I probably should be able to get this; we’ve been able to put a sepia-tone on photos for years, and it does look pretty cool. But not all old brown photographs are sepia-toned. My mom’s old pics from the farm are not sepia-toned. That was North Dakota during the Dust Bowl, and those are full-color shots.
Still, it seems stupid. Why not develop an app, I thought maliciously, that will paste scratchy sounds over perfectly good music? Ahem. The VinylLove app is already doing it. The app will scour your tunes and put them in mandatory album order, so you have to listen to the crappy songs to get to the good ones, just like the old days, and it will layer random static noise over all of them. With luck, the next version will introduce skips. Well, why stop there, if we’re going retro? Develop a game depicting the album cover on the screen and use your manual dexterity to roll seeds off of it while retaining your weed.

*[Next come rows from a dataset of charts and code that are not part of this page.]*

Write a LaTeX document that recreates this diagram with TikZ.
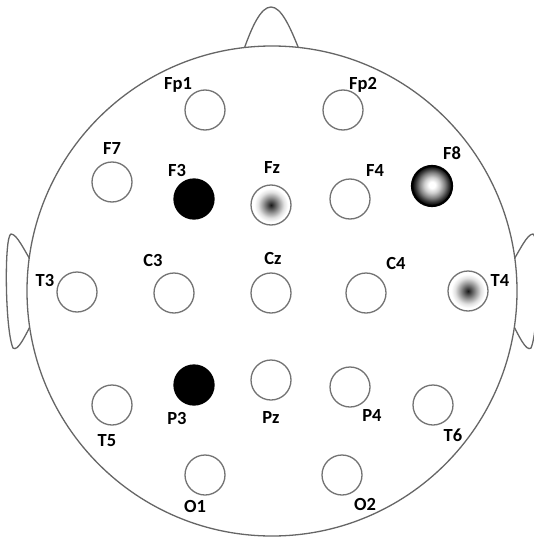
\documentclass[tikz,border=0pt]{standalone}
\usepackage{fontspec}
\setmainfont{Carlito}
\usepackage{tikz}

% dark spot in the middle, fading out
\pgfdeclareradialshading{spot}{\pgfpoint{0bp}{0bp}}{color(0bp)=(black!90); color(4bp)=(black!70); color(10bp)=(black!40); color(16bp)=(black!12); color(21bp)=(white); color(50bp)=(white)}
% bright middle, dark rim
\pgfdeclareradialshading{glowball}{\pgfpoint{0bp}{1.5bp}}{color(0bp)=(white); color(4bp)=(white); color(10bp)=(black!20); color(16bp)=(black!50); color(21bp)=(black!80); color(25bp)=(black); color(50bp)=(black)}

\tikzset{
	outline/.style = {draw=black!60, line width=1.3pt, fill=white},
	electrode/.style = {circle, minimum size=40pt, inner sep=0pt, draw=black!55, line width=1.3pt, fill=white},
	active/.style = {electrode, draw=black, fill=black},
	spotted/.style = {electrode, shading=spot},
	bright/.style = {electrode, draw=black, line width=2.2pt, shading=glowball},
	tag/.style = {inner sep=0pt, text height=12pt, text depth=0pt, font=\bfseries\fontsize{18.5}{18.5}\selectfont}
}

\begin{document}
\begin{tikzpicture}[x=1pt, y=-1pt]
	\useasboundingbox (0,0) rectangle (534,538);

	% nose and ears, partly hidden by the head
	\draw[outline] (243,52) .. controls (252,26) and (261,7) .. (271,7) .. controls (281,7) and (290,26) .. (300,52);
	\draw[outline] (34,266) .. controls (24,250) and (17,234) .. (11,234) .. controls (4,236) and (5,330) .. (13,348) .. controls (18,352) and (25,336) .. (34,319) -- cycle;
	\draw[outline] (510,266) .. controls (520,250) and (527,234) .. (533,234) .. controls (540,236) and (539,330) .. (531,348) .. controls (526,352) and (519,336) .. (510,319) -- cycle;

	% head
	\node[outline, circle, minimum size=490pt, inner sep=0pt] (head) at (272,291) {};

	% electrodes
	\node[electrode] (Fp1) at (205,110) {};
	\node[electrode] (Fp2) at (343,110) {};
	\node[electrode] (F7) at (112,182) {};
	\node[active] (F3) at (194,199) {};
	\node[spotted] (Fz) at (271,205) {};
	\node[electrode] (F4) at (350,199) {};
	\node[bright] (F8) at (432,186) {};
	\node[electrode] (T3) at (77,292) {};
	\node[electrode] (C3) at (174,293) {};
	\node[electrode] (Cz) at (271,293) {};
	\node[electrode] (C4) at (366,293) {};
	\node[spotted] (T4) at (468,291) {};
	\node[electrode] (T5) at (112,405) {};
	\node[active] (P3) at (194,385) {};
	\node[electrode] (Pz) at (271,380) {};
	\node[electrode] (P4) at (350,387) {};
	\node[electrode] (T6) at (433,405) {};
	\node[electrode] (O1) at (205,475) {};
	\node[electrode] (O2) at (342,475) {};

	% names
	\node[tag] (lFp1) at (178,83) {Fp1};
	\node[tag] (lFp2) at (363,83) {Fp2};
	\node[tag] (lF7) at (112,148) {F7};
	\node[tag] (lF3) at (177,170) {F3};
	\node[tag] (lFz) at (272,167) {Fz};
	\node[tag] (lF4) at (375,170) {F4};
	\node[tag] (lF8) at (452,153) {F8};
	\node[tag] (lT3) at (45,280) {T3};
	\node[tag] (lC3) at (153,260) {C3};
	\node[tag] (lCz) at (273,258) {Cz};
	\node[tag] (lC4) at (396,263) {C4};
	\node[tag] (lT4) at (500,280) {T4};
	\node[tag] (lT5) at (107,440) {T5};
	\node[tag] (lP3) at (177,418) {P3};
	\node[tag] (lPz) at (271,417) {Pz};
	\node[tag] (lP4) at (372,415) {P4};
	\node[tag] (lT6) at (453,435) {T6};
	\node[tag] (lO1) at (195,506) {O1};
	\node[tag] (lO2) at (365,504) {O2};
\end{tikzpicture}
\end{document}
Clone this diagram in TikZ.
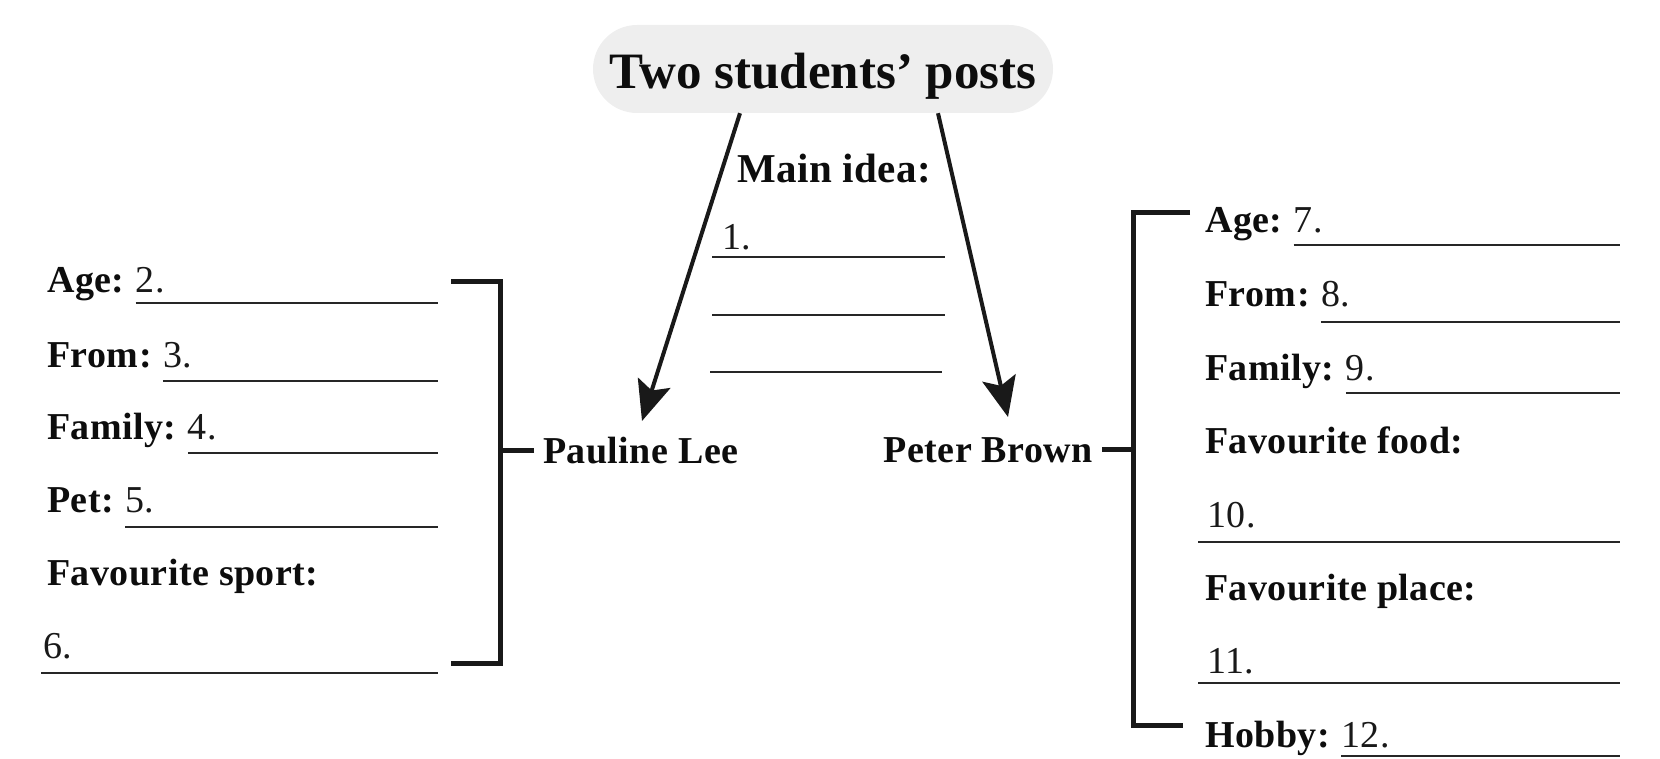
\documentclass[tikz,border=0pt]{standalone}
\usepackage{fontspec}
\setmainfont{Liberation Serif}
\newfontfamily\labfont{Liberation Serif}[LetterSpace=1.2]
\usetikzlibrary{arrows.meta}
\begin{document}
\begin{tikzpicture}[x=1pt,y=-1pt,
  lab/.style={font=\labfont\bfseries\fontsize{38}{42}\selectfont, inner sep=0pt, anchor=base west, text=black!95},
  num/.style={font=\labfont\fontsize{38}{42}\selectfont, inner sep=0pt, anchor=base west, text=black!90},
  pname/.style={font=\labfont\bfseries\fontsize{38}{42}\selectfont, inner xsep=9pt, inner ysep=0pt, text=black!95},
  pill/.style={fill=gray!13, rounded corners=44pt, minimum width=460pt, minimum height=88pt,
    inner sep=0pt, text height=40pt, text depth=0pt, font=\bfseries\fontsize{51}{56}\selectfont, text=black!95},
  blank/.style={line width=1.6pt, draw=black!85},
  brk/.style={line width=5pt, draw=black!90, line join=miter},
  arr/.style={line width=4pt, draw=black!90, -{Stealth[length=40pt,width=34pt,inset=8pt]}}]
\useasboundingbox (0,0) rectangle (1660,759);

% title
\node[pill] (title) at (823,69) {Two students’ posts};

% main idea
\node[lab, font=\labfont\bfseries\fontsize{41}{44}\selectfont] (mi) at (737,183) {Main idea:};
\node[num] (m1) at (722,250) {1.};
\draw[blank] (712,257) -- (945,257);
\draw[blank] (712,315) -- (945,315);
\draw[blank] (710,372) -- (942,372);

% names
\node[pname, anchor=base west] (pl) at (534,463) {Pauline Lee};
\node[pname, anchor=base east] (pb) at (1102,462) {Peter Brown};

% arrows
\coordinate (tipL) at (642,421);
\coordinate (tipR) at (1008,417);
\draw[arr] (title.south -| 740,0) -- (tipL);
\draw[arr] (title.south -| 938,0) -- (tipR);

% left panel
\node[lab] (la1) at (47,293) {Age:};
\node[num] (na1) at ([xshift=11pt]la1.base east) {2.};
\draw[blank] (na1.base west |- 0,303) -- (438,303);

\node[lab] (la2) at (47,367) {From:};
\node[num] (na2) at ([xshift=11pt]la2.base east) {3.};
\draw[blank] (na2.base west |- 0,381) -- (438,381);

\node[lab] (la3) at (47,439) {Family:};
\node[num] (na3) at ([xshift=11pt]la3.base east) {4.};
\draw[blank] (na3.base west |- 0,453) -- (438,453);

\node[lab] (la4) at (47,512) {Pet:};
\node[num] (na4) at ([xshift=11pt]la4.base east) {5.};
\draw[blank] (na4.base west |- 0,527) -- (438,527);

\node[lab] (la5) at (47,585) {Favourite sport:};
\node[num] (na6) at (43,658) {6.};
\draw[blank] (41,673) -- (438,673);

% left bracket
\draw[brk] (451,282) -| (500,663) -- (451,663);
\draw[brk] (pl.west) -- (500,0 |- pl.west);

% right bracket
\draw[brk] (1190,213) -| (1133,725) -- (1183,725);
\draw[brk] (pb.east) -- (1133,0 |- pb.east);

% right panel
\node[lab] (ra1) at (1205,233) {Age:};
\node[num] (nr1) at ([xshift=11pt]ra1.base east) {7.};
\draw[blank] (nr1.base west |- 0,245) -- (1620,245);

\node[lab] (ra2) at (1205,307) {From:};
\node[num] (nr2) at ([xshift=11pt]ra2.base east) {8.};
\draw[blank] (nr2.base west |- 0,322) -- (1620,322);

\node[lab] (ra3) at (1205,380) {Family:};
\node[num] (nr3) at ([xshift=11pt]ra3.base east) {9.};
\draw[blank] (nr3.base west |- 0,393) -- (1620,393);

\node[lab] (ra4) at (1205,453) {Favourite food:};
\node[num] (nr4) at (1207,527) {10.};
\draw[blank] (1198,542) -- (1620,542);

\node[lab] (ra5) at (1205,600) {Favourite place:};
\node[num] (nr5) at (1207,673) {11.};
\draw[blank] (1198,683) -- (1620,683);

\node[lab] (ra6) at (1205,747) {Hobby:};
\node[num] (nr6) at ([xshift=11pt]ra6.base east) {12.};
\draw[blank] (nr6.base west |- 0,756) -- (1620,756);
\end{tikzpicture}
\end{document}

|Dad on the left. This photo is 100 years old.|
There’s a new app called Square that allows you to pay for things using your phone, but there’s no reason not to add an old-school version. If it’s a Friday night, you can try to pay for something, but it won’t go through until Monday after ten a.m., when the screen would depict, for fifteen minutes, an image of the butt of the person in front of you in line at the bank.
Your gigantic HD flat-screen TV will wink out at midnight and leave you with nothing but a fading star, the National Anthem, and a reason to go to bed already.
Your GPS system can quit giving you directions and instead recite a Burma-Shave poem, tell you to pull over to the side of the road and then send little puffs of blue smoke out from under your hood.
Shoot. You want nostalgia? You could have a Whiny App that would detect any sign of petulance on your part, and then give you something to cry about.